In a recent post I suggested that considering IT organizations through the lens of Complex Adaptive Systems (CAS) presents a more useful perspective on IT organizational behavior than does the deterministic view that has dominated IT organizational design for the past 50 years or so. In today’s emerging Web 2.0 world (and beyond) we need to treat IT as an organic capability – one that evolves like a living system, rather than try to manage it through functional organization designs with their “lines and boxes”.
In the next few posts, I want to discuss the implications of considering the IT organization through the CAS and see what new organizational constructs might be more appropriate for a Web 2.0 world.
Taylor’s “Scientific Management” Was Blind to the Science of Complexity
Frederick Winslow Taylor’s contributions to management theory were appropriate to his time (1856-1915) – high productivity could be achieved by segregating mental work (planning, controlling) from physical work (manufacturing). People destined for the mental work would be suitably trained, and those for the physical work, suitably incented.
But in Taylor’s time, companies were relatively simple, and the scientific community had not yet developed the theoretical underpinnings of complex systems. Today, the science of complex adaptive systems is far more appropriate that was the mechanistic, deterministic science of Frederick Taylor’s time.
One useful notion from the science of complexity is the “fractal.” According to Wikipedia, a Fractal is:
A rough or fragmented geometric shape that can be split into parts, each of which is (at least approximately) a reduced-size copy of the whole, a property called self-similarity.

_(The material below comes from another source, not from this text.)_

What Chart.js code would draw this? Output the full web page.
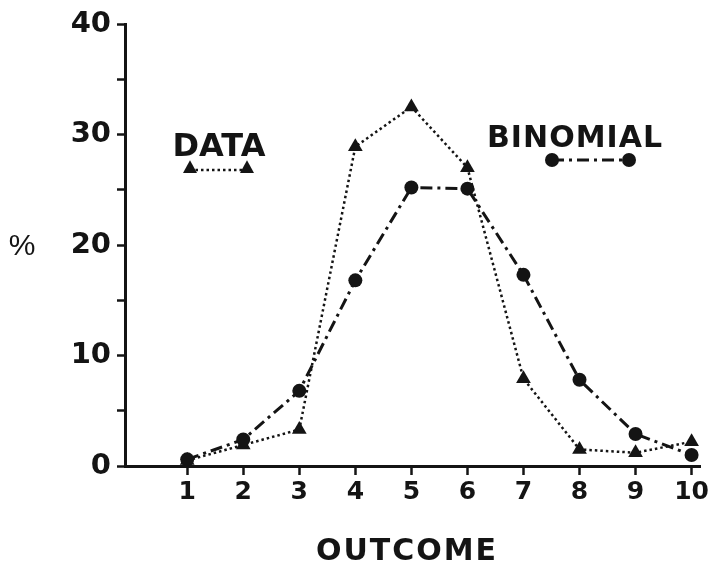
<!DOCTYPE html>
<html>
<head>
<meta charset="utf-8">
<title>Outcome distribution</title>
<script src="https://cdn.jsdelivr.net/npm/chart.js"></script>
<style>
  html, body { margin: 0; padding: 0; background: #fff; }
  canvas { display: block; }
</style>
</head>
<body>
<canvas id="outcomeChart" width="713" height="568"></canvas>
<script>
// outcomes on the x axis
var outcomes = [1, 2, 3, 4, 5, 6, 7, 8, 9, 10];
// observed percentages (triangles, dotted)
var observed = [0.5, 1.9, 3.3, 28.9, 32.5, 27.0, 7.9, 1.5, 1.2, 2.2];
// binomial percentages (circles, dash-dot)
var binomial = [0.6, 2.4, 6.8, 16.8, 25.2, 25.1, 17.3, 7.8, 2.9, 1.0];
// y axis labels every 10, small ticks in between
var yLabels = [0, 10, 20, 30, 40];

var ink = '#141414';
var boldFont = '"DejaVu Sans", "Liberation Sans", sans-serif';

function toPoints(values) {
    var pts = [];
    for (var i = 0; i < outcomes.length; i++) {
        pts.push({ x: outcomes[i], y: values[i] });
    }
    return pts;
}

function mark(ctx, style, x, y, r) {
    ctx.save();
    ctx.fillStyle = ink;
    ctx.beginPath();
    if (style === 'triangle') {
        ctx.moveTo(x, y - r * 1.1);
        ctx.lineTo(x + r, y + r * 0.7);
        ctx.lineTo(x - r, y + r * 0.7);
        ctx.closePath();
    } else {
        ctx.arc(x, y, r, 0, Math.PI * 2);
    }
    ctx.fill();
    ctx.restore();
}

// labels, key and axis titles drawn straight on the canvas
var annotations = {
    id: 'annotations',
    afterDraw: function (chart) {
        var ctx = chart.ctx;
        ctx.save();
        ctx.fillStyle = ink;
        ctx.textAlign = 'center';
        ctx.textBaseline = 'middle';

        ctx.font = 'bold 32px ' + boldFont;
        ctx.fillText('DATA', 219, 148);

        ctx.font = 'bold 30px ' + boldFont;
        ctx.letterSpacing = '1px';
        ctx.fillText('BINOMIAL', 575, 139);

        ctx.font = 'bold 30px ' + boldFont;
        ctx.letterSpacing = '2px';
        ctx.fillText('OUTCOME', 407, 552);

        ctx.letterSpacing = '0px';
        ctx.font = '30px "Liberation Sans", sans-serif';
        ctx.fillText('%', 22, 247);

        // key: observed
        ctx.strokeStyle = ink;
        ctx.lineWidth = 2.5;
        ctx.setLineDash([2.5, 3]);
        ctx.beginPath();
        ctx.moveTo(190, 170);
        ctx.lineTo(247, 170);
        ctx.stroke();
        // key: binomial
        ctx.lineWidth = 3;
        ctx.setLineDash([12, 5, 3, 5]);
        ctx.beginPath();
        ctx.moveTo(552, 160);
        ctx.lineTo(629, 160);
        ctx.stroke();
        ctx.setLineDash([]);
        ctx.restore();

        mark(ctx, 'triangle', 190, 168, 7);
        mark(ctx, 'triangle', 247, 168, 7);
        mark(ctx, 'circle', 552, 160, 7);
        mark(ctx, 'circle', 629, 160, 7);
    }
};

var ctx = document.getElementById('outcomeChart');

var chart = new Chart(ctx, {
    type: 'line',
    data: {
        datasets: [{
            label: 'BINOMIAL',
            data: toPoints(binomial),
            borderColor: ink,
            backgroundColor: ink,
            borderWidth: 3,
            borderDash: [12, 5, 3, 5],
            pointStyle: 'circle',
            pointRadius: 7,
            pointBorderWidth: 0,
            tension: 0,
            clip: false
        }, {
            label: 'DATA',
            data: toPoints(observed),
            borderColor: ink,
            backgroundColor: ink,
            borderWidth: 2.5,
            borderDash: [2.5, 3],
            pointStyle: 'triangle',
            pointRadius: 8.5,
            pointBorderWidth: 0,
            tension: 0,
            clip: false
        }]
    },
    options: {
        responsive: false,
        animation: false,
        layout: { padding: { top: 24, right: 13, left: 0, bottom: 0 } },
        plugins: {
            legend: { display: false },
            tooltip: { enabled: false }
        },
        scales: {
            x: {
                type: 'linear',
                min: -0.11,
                max: 10.15,
                afterFit: function (scale) { scale.height = 102; },
                afterBuildTicks: function (scale) {
                    scale.ticks = outcomes.map(function (v) { return { value: v }; });
                },
                border: { display: true, color: ink, width: 3 },
                grid: {
                    drawOnChartArea: false,
                    drawTicks: true,
                    tickLength: 9,
                    tickWidth: 2.5,
                    tickColor: ink
                },
                ticks: {
                    color: ink,
                    padding: 2,
                    font: { family: boldFont, size: 25, weight: 'bold' }
                }
            },
            y: {
                min: 0,
                max: 40,
                afterFit: function (scale) { scale.width = 125; },
                afterBuildTicks: function (scale) {
                    var t = [];
                    for (var v = 0; v <= 40; v += 5) t.push({ value: v });
                    scale.ticks = t;
                },
                border: { display: true, color: ink, width: 3 },
                grid: {
                    drawOnChartArea: false,
                    drawTicks: true,
                    tickLength: 8,
                    tickWidth: 2.5,
                    tickColor: ink
                },
                ticks: {
                    color: ink,
                    padding: 6,
                    font: { family: boldFont, size: 29, weight: 'bold' },
                    callback: function (value) {
                        return yLabels.indexOf(value) >= 0 ? String(value) : '';
                    }
                }
            }
        }
    },
    plugins: [annotations]
});
</script>
</body>
</html>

A fractal exhibits self-similarity. The leaves on a tree are similar to each other, while none may be identical. The way the tree trunk leads to major branches, leading to smaller branches, and so on, is an example of self-similarity. We see the same patterns in rivers and streams, or in the bronchial tubes. In fact, the alveoli structures in the lungs are very similar to the structures of broccoli. Fractals have a simple and recursive definition that underlies their self similarity.
Fractals – the Lego Blocks of Organization Design
Fractal shapes can be very useful in organization design. Think of self-organizing teams. Give them a common purpose, let them arrive at a few simple “rules of engagement”, and get out of their way.

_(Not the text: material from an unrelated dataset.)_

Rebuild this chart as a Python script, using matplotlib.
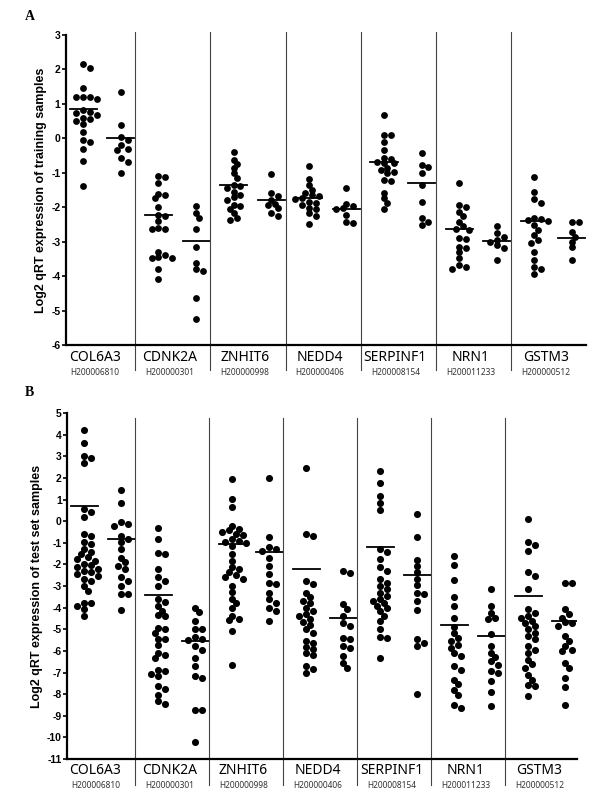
import numpy as np
import matplotlib as mpl
mpl.use('Agg')
import matplotlib.pyplot as plt

genes = ["COL6A3", "CDNK2A", "ZNHIT6", "NEDD4", "SERPINF1", "NRN1", "GSTM3"]
gene_ids = ["H200006810", "H200000301", "H200000998", "H200000406",
            "H200008154", "H200011233", "H200000512"]

# panel A: training samples (left group / right group per gene)
train_left = [
    [2.15, 2.04, 1.47, 1.21, 1.21, 1.21, 1.15, 0.82, 0.77, 0.72, 0.68, 0.6, 0.55, 0.5, 0.42, 0.19, -0.05, -0.1, -0.31, -0.66, -1.38],
    [-1.09, -1.11, -1.29, -1.62, -1.65, -1.74, -2.0, -2.23, -2.26, -2.4, -2.61, -2.64, -2.62, -3.29, -3.38, -3.44, -3.48, -3.48, -3.8, -4.09],
    [-0.4, -0.63, -0.75, -0.87, -1.02, -1.16, -1.36, -1.4, -1.45, -1.55, -1.65, -1.71, -1.79, -1.94, -1.98, -2.06, -2.18, -2.32, -2.37],
    [-0.8, -1.18, -1.36, -1.5, -1.6, -1.65, -1.69, -1.72, -1.76, -1.84, -1.89, -1.95, -2.03, -2.06, -2.18, -2.27, -2.5],
    [0.68, 0.08, 0.08, -0.1, -0.34, -0.58, -0.61, -0.68, -0.73, -0.73, -0.87, -0.92, -0.97, -1.02, -1.21, -1.24, -1.58, -1.74, -1.87, -2.06],
    [-1.29, -1.94, -2.0, -2.13, -2.27, -2.42, -2.56, -2.64, -2.66, -2.9, -2.93, -3.15, -3.17, -3.31, -3.48, -3.68, -3.73, -3.78],
    [-1.11, -1.55, -1.77, -1.87, -2.3, -2.35, -2.38, -2.4, -2.52, -2.66, -2.81, -2.95, -3.05, -3.29, -3.53, -3.73, -3.8, -3.94],
]
train_right = [
    [1.34, 0.39, 0.05, -0.05, -0.21, -0.31, -0.35, -0.58, -0.68, -1.02],
    [-1.98, -2.18, -2.32, -2.64, -3.15, -3.61, -3.8, -3.84, -4.63, -5.25],
    [-1.04, -1.58, -1.69, -1.79, -1.91, -1.94, -2.03, -2.18, -2.27],
    [-1.45, -1.91, -1.98, -2.03, -2.05, -2.23, -2.42, -2.45],
    [-0.42, -0.77, -0.82, -1.02, -1.36, -1.86, -2.32, -2.42, -2.52],
    [-2.55, -2.76, -2.86, -2.95, -3.0, -3.1, -3.17, -3.53],
    [-2.42, -2.42, -2.73, -2.86, -3.0, -3.15, -3.53],
]
train_left_line = [0.85, -2.23, -1.37, -1.74, -0.68, -2.63, -2.4]
train_right_line = [0.02, -2.98, -1.79, -2.05, -1.29, -2.97, -2.88]

# panel B: test set samples
test_left = [
    [4.22, 3.63, 3.01, 2.9, 2.67, 0.57, 0.42, 0.19, -0.59, -0.67, -0.98, -1.05, -1.29, -1.44, -1.52, -1.67, -1.75, -1.83, -1.98, -2.05, -2.14, -2.22, -2.29, -2.37, -2.45, -2.53, -2.68, -2.76, -2.99, -3.22, -3.77, -3.8, -3.92, -4.08, -4.39],
    [-0.33, -0.82, -1.47, -1.52, -2.19, -2.6, -2.76, -2.99, -3.61, -3.74, -3.92, -4.16, -4.36, -4.4, -4.95, -4.98, -5.16, -5.44, -5.47, -5.71, -6.09, -6.17, -6.33, -6.87, -6.95, -7.05, -7.15, -7.64, -7.77, -8.03, -8.34, -8.45],
    [1.97, 1.04, 0.65, -0.2, -0.36, -0.43, -0.5, -0.59, -0.64, -0.82, -0.9, -0.98, -1.0, -1.13, -1.52, -1.83, -2.14, -2.2, -2.37, -2.5, -2.6, -2.68, -2.99, -3.27, -3.61, -3.8, -4.0, -4.39, -4.54, -4.58, -5.09, -6.64],
    [2.47, -0.59, -0.67, -2.76, -2.91, -3.3, -3.53, -3.69, -3.8, -4.0, -4.16, -4.31, -4.4, -4.54, -4.67, -4.8, -5.01, -5.16, -5.55, -5.63, -5.81, -5.9, -6.09, -6.17, -6.71, -6.84, -7.02],
    [2.31, 1.78, 1.16, 0.85, 0.5, -1.29, -1.44, -1.75, -2.14, -2.29, -2.68, -2.85, -2.99, -3.15, -3.3, -3.46, -3.6, -3.69, -3.8, -3.92, -4.0, -4.16, -4.39, -4.62, -5.01, -5.35, -5.4, -6.33],
    [-1.63, -2.02, -2.71, -3.49, -3.92, -4.47, -4.9, -5.16, -5.4, -5.55, -5.71, -5.86, -6.09, -6.25, -6.71, -6.87, -7.33, -7.52, -7.8, -8.03, -8.5, -8.65],
    [0.08, -0.95, -1.1, -1.4, -2.37, -2.53, -3.15, -4.08, -4.23, -4.39, -4.47, -4.62, -4.7, -4.85, -5.01, -5.16, -5.32, -5.47, -5.78, -5.94, -6.09, -6.4, -6.62, -6.79, -7.1, -7.33, -7.57, -7.64, -8.08],
]
test_right = [
    [1.46, 0.84, -0.05, -0.12, -0.2, -0.67, -0.82, -0.98, -1.29, -1.72, -1.91, -2.06, -2.22, -2.6, -2.76, -2.99, -3.38, -3.38, -4.12],
    [-4.0, -4.19, -4.62, -4.98, -5.0, -5.35, -5.44, -5.5, -5.78, -5.94, -6.33, -6.71, -7.18, -7.26, -8.73, -8.73, -10.23],
    [2.0, -0.74, -1.21, -1.29, -1.36, -1.72, -2.06, -2.45, -2.84, -2.91, -3.3, -3.61, -3.77, -4.0, -4.16, -4.62],
    [-2.29, -2.4, -3.84, -4.08, -4.39, -4.73, -4.85, -5.4, -5.47, -5.78, -5.86, -6.22, -6.56, -6.79],
    [0.34, -0.74, -1.78, -2.06, -2.37, -2.68, -2.96, -3.3, -3.35, -3.69, -4.11, -5.47, -5.63, -5.78, -8.0],
    [-3.12, -3.92, -4.23, -4.47, -4.54, -5.24, -5.78, -6.09, -6.28, -6.48, -6.64, -6.95, -7.02, -7.41, -7.88, -8.54],
    [-2.84, -2.86, -4.08, -4.31, -4.47, -4.67, -4.7, -4.85, -5.32, -5.55, -5.78, -5.94, -6.0, -6.56, -6.79, -7.26, -7.67, -8.5],
]
test_left_line = [0.7, -3.43, -1.05, -2.22, -1.2, -4.78, -3.46]
test_right_line = [-0.82, -5.52, -1.44, -4.47, -2.5, -5.29, -4.6]


def swarm(vals, ppx, ppy, d):
    # simple beeswarm: offsets in data units so dots barely overlap
    vals = np.asarray(vals)
    offs = np.zeros(len(vals))
    placed = []
    step = d * 0.5
    cands = [0.0]
    for k in range(1, 15):
        cands += [k * step, -k * step]
    for i in np.argsort(-vals):
        y = vals[i] * ppy
        for c in cands:
            if all((c - px) ** 2 + (y - py) ** 2 >= (d * 0.75) ** 2 for px, py in placed):
                break
        placed.append((c, y))
        offs[i] = c / ppx
    return offs


def draw_panel(ax, left, right, lline, rline, ylim, xlim, ylabel, ms, sep_lo, sep_hi, lab_y, id_y):
    ax.set_xlim(*xlim)
    ax.set_ylim(*ylim)
    bb = ax.get_window_extent()
    ppx = bb.width / (xlim[1] - xlim[0])
    ppy = bb.height / (ylim[1] - ylim[0])
    d = ms * 100 / 72.0
    for i in range(len(genes)):
        for vals, line, cx in [(left[i], lline[i], i + 0.31), (right[i], rline[i], i + 0.81)]:
            xs = cx + swarm(vals, ppx, ppy, d)
            ax.plot(xs, vals, 'o', color='black', ms=ms, mew=0, clip_on=False)
            ax.plot([cx - 0.18, cx + 0.18], [line, line], color='black', lw=1.3)
        if i > 0:
            ax.axvline(i, ymin=sep_lo, ymax=sep_hi, color='#444444', lw=0.8, clip_on=False)
        ax.text(i + 0.46, lab_y, genes[i], transform=ax.get_xaxis_transform(),
                ha='center', va='center', fontsize=10, family='Noto Sans')
        ax.text(i + 0.46, id_y, gene_ids[i], transform=ax.get_xaxis_transform(),
                ha='center', va='center', fontsize=6, family='Noto Sans', color='#333333')
    ticks = np.arange(ylim[0], ylim[1] + 1, 1)
    ax.set_yticks(ticks)
    ax.set_yticklabels([str(int(t)) for t in ticks],
                       fontsize=7.5, fontweight='bold', family='Liberation Sans')
    ax.set_xticks([])
    for s in ['top', 'right']:
        ax.spines[s].set_visible(False)
    ax.spines['left'].set_linewidth(1.6)
    ax.spines['bottom'].set_linewidth(1.6)
    ax.tick_params(axis='y', length=3, width=1.2, pad=1)
    ax.set_ylabel(ylabel, fontsize=9, fontweight='bold', family='Liberation Sans', labelpad=3)


fig = plt.figure(figsize=(6, 8.1), dpi=100)
axA = fig.add_axes([0.11, 0.574, 0.867, 0.383])
axB = fig.add_axes([0.112, 0.063, 0.85, 0.427])

draw_panel(axA, train_left, train_right, train_left_line, train_right_line,
           (-6, 3), (0.08, 7.0), "Log2 qRT expression of training samples", 4.9,
           -0.081, 1.01, -0.04, -0.09)
draw_panel(axB, test_left, test_right, test_left_line, test_right_line,
           (-11, 5), (0.08, 6.97), "Log2 qRT expression of test set samples", 5.1,
           -0.075, 0.985, -0.033, -0.076)

fig.text(25 / 600, 1 - 17 / 810, "A", fontsize=10, fontweight='bold', family='Liberation Serif', va='center')
fig.text(25 / 600, 1 - 392 / 810, "B", fontsize=10, fontweight='bold', family='Liberation Serif', va='center')

plt.savefig("out.png", dpi=100)
plt.close(fig)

In organization design, fractals can be thought of as Lego pieces. Lego’s are easy to assemble and disassemble. They comprise a set of standard shapes, with standard connectors. This endows them with relatively predictable behaviors, including the ability to easily reconfigure shapes.
Useful examples of organizational fractals (I will explore each of these in upcoming posts) include:
- Self-organizing teams
- Centers of Expertise (or Centers of Competence)

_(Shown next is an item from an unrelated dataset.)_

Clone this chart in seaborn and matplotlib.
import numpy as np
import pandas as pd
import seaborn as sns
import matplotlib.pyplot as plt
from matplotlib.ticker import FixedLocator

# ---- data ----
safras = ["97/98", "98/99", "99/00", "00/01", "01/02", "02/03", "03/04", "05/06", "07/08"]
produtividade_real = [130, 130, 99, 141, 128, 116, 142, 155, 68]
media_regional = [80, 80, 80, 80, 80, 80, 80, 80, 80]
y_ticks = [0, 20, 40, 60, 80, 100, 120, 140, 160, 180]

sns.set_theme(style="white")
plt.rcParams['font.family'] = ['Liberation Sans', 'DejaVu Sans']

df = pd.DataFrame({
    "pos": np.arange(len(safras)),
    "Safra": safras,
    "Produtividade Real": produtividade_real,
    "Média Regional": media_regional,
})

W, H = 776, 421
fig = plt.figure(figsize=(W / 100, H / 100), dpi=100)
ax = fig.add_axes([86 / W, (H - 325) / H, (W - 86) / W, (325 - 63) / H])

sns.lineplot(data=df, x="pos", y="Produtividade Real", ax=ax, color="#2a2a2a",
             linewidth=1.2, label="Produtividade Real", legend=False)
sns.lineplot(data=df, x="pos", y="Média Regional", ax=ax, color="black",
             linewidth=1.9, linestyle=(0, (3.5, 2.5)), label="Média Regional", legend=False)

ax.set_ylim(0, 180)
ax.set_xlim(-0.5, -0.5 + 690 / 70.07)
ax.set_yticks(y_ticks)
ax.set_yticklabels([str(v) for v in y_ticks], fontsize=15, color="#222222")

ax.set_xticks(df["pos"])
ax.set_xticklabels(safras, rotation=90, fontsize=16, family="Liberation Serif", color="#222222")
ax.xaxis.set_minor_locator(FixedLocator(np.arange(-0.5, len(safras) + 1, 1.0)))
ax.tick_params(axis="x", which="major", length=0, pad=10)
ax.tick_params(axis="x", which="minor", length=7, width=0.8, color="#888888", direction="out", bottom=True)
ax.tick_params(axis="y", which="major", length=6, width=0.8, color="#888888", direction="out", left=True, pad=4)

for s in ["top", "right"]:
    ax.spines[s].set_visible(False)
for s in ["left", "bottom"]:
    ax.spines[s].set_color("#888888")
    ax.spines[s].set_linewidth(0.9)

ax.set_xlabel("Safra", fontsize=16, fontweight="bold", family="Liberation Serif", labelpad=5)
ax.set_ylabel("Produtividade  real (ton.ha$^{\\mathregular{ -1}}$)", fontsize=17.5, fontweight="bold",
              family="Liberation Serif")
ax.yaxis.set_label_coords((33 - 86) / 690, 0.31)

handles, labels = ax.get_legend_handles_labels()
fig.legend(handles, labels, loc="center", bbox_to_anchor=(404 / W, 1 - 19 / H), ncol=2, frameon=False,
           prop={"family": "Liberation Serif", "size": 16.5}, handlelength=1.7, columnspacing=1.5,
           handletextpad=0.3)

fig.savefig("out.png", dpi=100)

- Project Management structures
- Program Management structures
- Service Management structures
- Product Management structures
- Relationship Management structures
Providing the “Genetic Code” for Fractal Structures to Collaborate
It is essential, if fractal organizational structures are going to collaborate towards common goals, that they share a “genetic code.” That is provided by:
- Shared goals
- Common vision
- Open communication across porous boundaries
With these attributes as an organizational context, fractal organizational structures can be an extremely effective way to create an “organization of IT capabilities” that adapts to its environment and self-corrects in response to external (or internal) forces.
I realize this might all be heady stuff, and I will elaborate further in future posts, and provide practical examples that bring these ideas down to earth and the day-to-day realities of Enterprise IT 2.o.